Ao entrarmos em Lisboa as coisas estavam diferentes. O exército controlava
as ruas em conjunto com as forças de segurança. Começavam a ver-se equipas que
tratavam da limpeza das ruas e começavam a remover escombros. A cidade começava
a tentar reagir.
Consegui o tal duche no hospital, mas não roupas novas.
À tarde fomos ter com o Rafael. Lá houve alguém que me emprestou um casaco
para eu aparecer mais apresentável e quando dei por mim tinha o Rafael à minha
frente com uma mesa entre nós e só aguardávamos a instrução de que estávamos a
ir para o ar.
“Gabriel, esqueça que isto vai dar na televisão. Isto vai ser só uma
conversa entre nós. Basta que seja você próprio…”
Ora ai estava um conselho que eu não podia de forma alguma seguir. Podia
ser tudo, menos eu próprio. Mas, claro, anui.
Tivemos a indicação do assistente de produção. O Rafael aguardou a contagem
e logo em seguida voltou-se para mim.
“Gabriel Guerra, muito boa noite, obrigado por ter acedido a esta
entrevista.”
“Boa noite.”
“Gabriel, em primeiro lugar, um bocadinho sobre si. Quem é o Gabriel
Guerra?
“Sou um arquivista de quarenta e dois anos”
“Casado? Comprometido?”
“Não.”
Acho que ele esperava que eu elaborasse mais um bocadinho, mas não havia
acerca de quê.
“Muito bem. Gabriel, o país ouviu falar de si pela primeira vez à poucos
dias aquando do salvamento do Rui, o rapaz que estava perdido na Lousã. Foi o
Gabriel, acompanhado por Álvaro Fernandes, quem descobriu o rapaz…”
“Fui, fui eu.”
“E diga-me, o que é que o levou a procurar numa zona que estava descartada
pelas autoridades à partida?”
“Tive pistas para lá chegar.”
“Houve uma frase que disse, aliás, a única que disse, foi que o local lhe
tinha sido revelado.”
“Sim, foi”
“Posso perguntar como?”
“Lamento, mas não lhe vou responder a isso.”
“Sim, mas como calcula, é algo que deve ser a interrogação de muita gente…”
“Claro. Posso dizer-lhe que não me aparece em sonhos, não ouço vozes e não
me chegam por SMS.”
“Bem, mas ainda assim ficam muitas hipóteses em aberto…”
“Pois ficam.”
“Porquê essa relutância em revelar?”
“Porque é algo que acho que só a mim diz respeito.”
“Muito bem. Veio ter comigo na antevéspera do terramoto com a informação do
dia e da hora. Viu que a informação foi passada e ainda assim ninguém fez nada.

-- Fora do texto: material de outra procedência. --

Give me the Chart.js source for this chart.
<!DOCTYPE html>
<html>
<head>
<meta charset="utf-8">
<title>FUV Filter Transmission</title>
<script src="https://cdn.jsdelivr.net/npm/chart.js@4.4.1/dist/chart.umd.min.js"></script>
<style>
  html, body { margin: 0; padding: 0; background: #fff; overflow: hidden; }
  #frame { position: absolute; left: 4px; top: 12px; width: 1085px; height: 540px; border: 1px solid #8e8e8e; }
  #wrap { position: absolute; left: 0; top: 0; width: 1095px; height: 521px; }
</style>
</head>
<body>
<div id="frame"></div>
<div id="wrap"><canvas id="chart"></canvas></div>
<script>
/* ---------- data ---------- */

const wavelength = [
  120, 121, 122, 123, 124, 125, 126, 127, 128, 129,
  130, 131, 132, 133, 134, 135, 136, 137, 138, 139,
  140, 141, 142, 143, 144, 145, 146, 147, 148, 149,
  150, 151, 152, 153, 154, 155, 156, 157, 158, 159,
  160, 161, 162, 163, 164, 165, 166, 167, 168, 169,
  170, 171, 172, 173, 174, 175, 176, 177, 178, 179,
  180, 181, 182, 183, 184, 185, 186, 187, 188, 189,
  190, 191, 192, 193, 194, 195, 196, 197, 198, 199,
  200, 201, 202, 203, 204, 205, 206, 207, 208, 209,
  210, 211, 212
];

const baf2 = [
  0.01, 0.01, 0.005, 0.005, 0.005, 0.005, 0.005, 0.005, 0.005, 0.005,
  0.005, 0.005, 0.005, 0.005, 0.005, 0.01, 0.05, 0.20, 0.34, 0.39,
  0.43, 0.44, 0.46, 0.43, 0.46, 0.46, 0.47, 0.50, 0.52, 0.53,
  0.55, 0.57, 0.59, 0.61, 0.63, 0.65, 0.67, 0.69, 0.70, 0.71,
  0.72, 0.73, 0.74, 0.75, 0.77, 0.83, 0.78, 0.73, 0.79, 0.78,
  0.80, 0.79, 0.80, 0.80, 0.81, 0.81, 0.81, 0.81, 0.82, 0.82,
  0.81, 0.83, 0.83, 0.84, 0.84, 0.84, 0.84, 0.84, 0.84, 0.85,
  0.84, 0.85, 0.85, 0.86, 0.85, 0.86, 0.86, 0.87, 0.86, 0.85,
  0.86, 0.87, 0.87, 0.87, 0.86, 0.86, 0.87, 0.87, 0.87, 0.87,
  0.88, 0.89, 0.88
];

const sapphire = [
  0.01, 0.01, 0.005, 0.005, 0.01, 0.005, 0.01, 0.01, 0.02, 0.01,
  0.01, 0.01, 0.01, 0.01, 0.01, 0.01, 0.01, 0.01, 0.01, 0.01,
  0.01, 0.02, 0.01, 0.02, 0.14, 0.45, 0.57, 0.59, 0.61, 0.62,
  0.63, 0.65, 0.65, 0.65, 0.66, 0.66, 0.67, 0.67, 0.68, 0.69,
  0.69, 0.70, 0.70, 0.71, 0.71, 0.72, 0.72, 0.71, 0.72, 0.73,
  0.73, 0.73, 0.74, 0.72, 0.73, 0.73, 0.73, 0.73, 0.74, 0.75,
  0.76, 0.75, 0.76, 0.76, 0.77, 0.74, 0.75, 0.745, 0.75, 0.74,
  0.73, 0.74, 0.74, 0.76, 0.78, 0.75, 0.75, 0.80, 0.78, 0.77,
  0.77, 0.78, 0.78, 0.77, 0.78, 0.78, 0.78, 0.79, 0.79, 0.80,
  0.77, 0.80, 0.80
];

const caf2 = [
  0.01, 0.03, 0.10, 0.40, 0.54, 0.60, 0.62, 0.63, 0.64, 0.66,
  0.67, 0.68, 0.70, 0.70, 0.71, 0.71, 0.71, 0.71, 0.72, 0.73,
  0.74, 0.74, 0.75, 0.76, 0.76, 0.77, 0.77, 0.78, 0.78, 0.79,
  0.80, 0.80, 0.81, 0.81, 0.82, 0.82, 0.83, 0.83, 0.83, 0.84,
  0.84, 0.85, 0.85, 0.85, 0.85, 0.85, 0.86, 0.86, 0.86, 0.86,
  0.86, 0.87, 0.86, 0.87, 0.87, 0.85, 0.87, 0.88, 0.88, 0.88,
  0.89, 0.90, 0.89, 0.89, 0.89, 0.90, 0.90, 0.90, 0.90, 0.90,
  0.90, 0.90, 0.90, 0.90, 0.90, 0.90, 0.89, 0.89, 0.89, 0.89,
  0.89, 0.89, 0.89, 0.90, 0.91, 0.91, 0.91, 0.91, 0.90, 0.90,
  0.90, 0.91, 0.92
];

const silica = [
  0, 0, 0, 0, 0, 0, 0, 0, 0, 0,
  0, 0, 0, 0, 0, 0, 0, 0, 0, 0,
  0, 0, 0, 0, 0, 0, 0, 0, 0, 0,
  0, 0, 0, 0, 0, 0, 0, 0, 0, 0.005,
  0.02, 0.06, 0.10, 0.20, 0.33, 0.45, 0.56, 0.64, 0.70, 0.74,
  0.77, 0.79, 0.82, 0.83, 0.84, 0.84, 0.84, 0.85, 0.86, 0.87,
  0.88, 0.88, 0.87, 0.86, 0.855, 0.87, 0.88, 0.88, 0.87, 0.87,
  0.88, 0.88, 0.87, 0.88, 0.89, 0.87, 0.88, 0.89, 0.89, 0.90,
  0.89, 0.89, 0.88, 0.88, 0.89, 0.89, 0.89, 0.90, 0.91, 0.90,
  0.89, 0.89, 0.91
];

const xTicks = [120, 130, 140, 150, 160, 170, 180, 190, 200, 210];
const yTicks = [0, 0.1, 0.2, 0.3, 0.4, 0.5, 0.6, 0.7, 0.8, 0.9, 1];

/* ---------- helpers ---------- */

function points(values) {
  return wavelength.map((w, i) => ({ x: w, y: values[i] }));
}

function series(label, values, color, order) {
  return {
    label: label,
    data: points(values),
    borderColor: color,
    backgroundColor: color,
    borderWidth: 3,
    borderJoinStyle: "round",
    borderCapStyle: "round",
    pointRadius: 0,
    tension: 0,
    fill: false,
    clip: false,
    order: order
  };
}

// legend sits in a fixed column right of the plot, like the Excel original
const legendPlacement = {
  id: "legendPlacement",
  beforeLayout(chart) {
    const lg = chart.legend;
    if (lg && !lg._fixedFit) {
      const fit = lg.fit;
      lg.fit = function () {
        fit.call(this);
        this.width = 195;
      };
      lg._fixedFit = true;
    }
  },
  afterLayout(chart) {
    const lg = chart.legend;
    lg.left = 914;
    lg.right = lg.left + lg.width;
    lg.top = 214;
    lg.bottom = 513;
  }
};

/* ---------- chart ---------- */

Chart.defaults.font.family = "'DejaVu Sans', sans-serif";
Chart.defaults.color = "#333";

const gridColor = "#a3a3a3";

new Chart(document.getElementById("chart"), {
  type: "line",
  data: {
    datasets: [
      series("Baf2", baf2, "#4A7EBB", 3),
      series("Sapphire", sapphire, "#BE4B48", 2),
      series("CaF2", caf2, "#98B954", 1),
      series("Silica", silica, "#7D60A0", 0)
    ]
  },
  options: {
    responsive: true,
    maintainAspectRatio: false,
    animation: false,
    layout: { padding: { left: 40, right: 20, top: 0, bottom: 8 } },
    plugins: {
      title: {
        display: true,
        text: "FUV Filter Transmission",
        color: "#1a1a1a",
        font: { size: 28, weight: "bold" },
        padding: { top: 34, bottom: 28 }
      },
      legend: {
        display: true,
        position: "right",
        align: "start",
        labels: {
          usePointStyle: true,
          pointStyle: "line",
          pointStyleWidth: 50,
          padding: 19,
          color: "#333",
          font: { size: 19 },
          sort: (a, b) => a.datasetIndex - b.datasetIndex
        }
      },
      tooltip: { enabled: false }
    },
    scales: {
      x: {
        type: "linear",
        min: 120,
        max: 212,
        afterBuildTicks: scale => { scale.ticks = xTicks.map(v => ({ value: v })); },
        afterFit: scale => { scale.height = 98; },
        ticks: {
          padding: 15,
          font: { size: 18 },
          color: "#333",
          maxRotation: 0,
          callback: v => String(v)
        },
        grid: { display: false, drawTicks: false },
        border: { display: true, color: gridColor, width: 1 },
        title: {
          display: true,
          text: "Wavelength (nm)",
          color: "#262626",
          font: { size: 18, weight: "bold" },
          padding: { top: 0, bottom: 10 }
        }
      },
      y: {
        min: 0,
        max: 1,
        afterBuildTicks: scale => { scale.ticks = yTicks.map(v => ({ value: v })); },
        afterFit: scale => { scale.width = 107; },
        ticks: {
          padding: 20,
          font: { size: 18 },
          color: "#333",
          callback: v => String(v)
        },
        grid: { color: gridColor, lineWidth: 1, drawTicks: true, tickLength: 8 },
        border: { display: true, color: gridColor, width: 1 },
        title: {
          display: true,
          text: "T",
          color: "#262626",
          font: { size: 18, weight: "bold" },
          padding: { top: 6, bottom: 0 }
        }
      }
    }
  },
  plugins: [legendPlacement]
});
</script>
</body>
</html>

Isso deixou-o incomodado de alguma forma?”
“Para ser franco, não. Eu teria feito exactamente a mesma coisa, não me
teria levado a sério. Claro que tive alguma pena de como a mensagem foi passada
por alguns meios de informação. Se calhar se a tivessem tratado de uma forma
mais séria o resultado podia ser diferente. Mas ainda assim achei perfeitamente
lógico.”
“Mas não ficou com pena das vidas que se perderam, dos feridos…”

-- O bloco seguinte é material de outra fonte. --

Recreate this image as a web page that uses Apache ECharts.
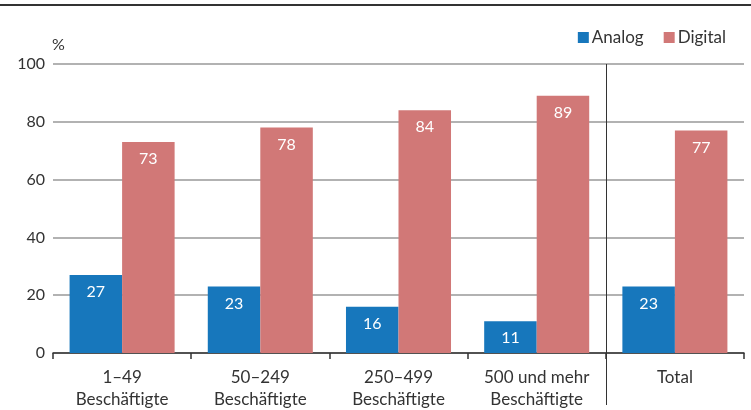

“Claro que fiquei, …” menti “…mas sei que fiz o que pude. Creio que não
poderia fazer mais.”
“Tem alguma coisa que queira dizer a quem nos ouve?”
“Não. De momento não tenho absolutamente mais nada a dizer. Só que acho que
neste momento temos de fazer os possíveis para ultrapassar esta tragédia e que
isso só se fará com um esforço conjunto. Que acho que está na hora de tentar
esbater diferenças para conseguirmos reconstruir Lisboa e a margem sul. Pode
ser que no fundo, por pior que tenha sido a tragédia, alguma coisa boa possa
advir daqui.”
“Gabriel, obrigado.” E voltou-se para a câmara “Foi a entrevista com
Gabriel Guerra, o homem que previu o terramoto de Lisboa.”
O assistente de produção fez sinal a dizer que já não estávamos no ar.
“Espero não o ter desiludido.” Disse ao Rafael.
“Não, não me desiludiu. Nada mesmo. Mas sinto que esteve muito à
defensiva…”
“Não estou habituado a que as luzes se voltem para mim, sabe.”
“Compreendo, mas aviso-o já que vai ter de se habituar.”
“Eu sei, mas acho que tenho de dar um passo de cada vez.”
“Gabriel, tenho de ir, mas vamos manter contacto, pode ser?”
“Claro que sim.” Disse eu com um sorriso.
Ele esticou-me a mão. Desta vez cumprimentei-o. Ele saiu disparado e eu saí
do estúdio acompanhado por um assistente de realização que me levou de volta
até ao Fernandes. Também o olhar dele para mim era diferente.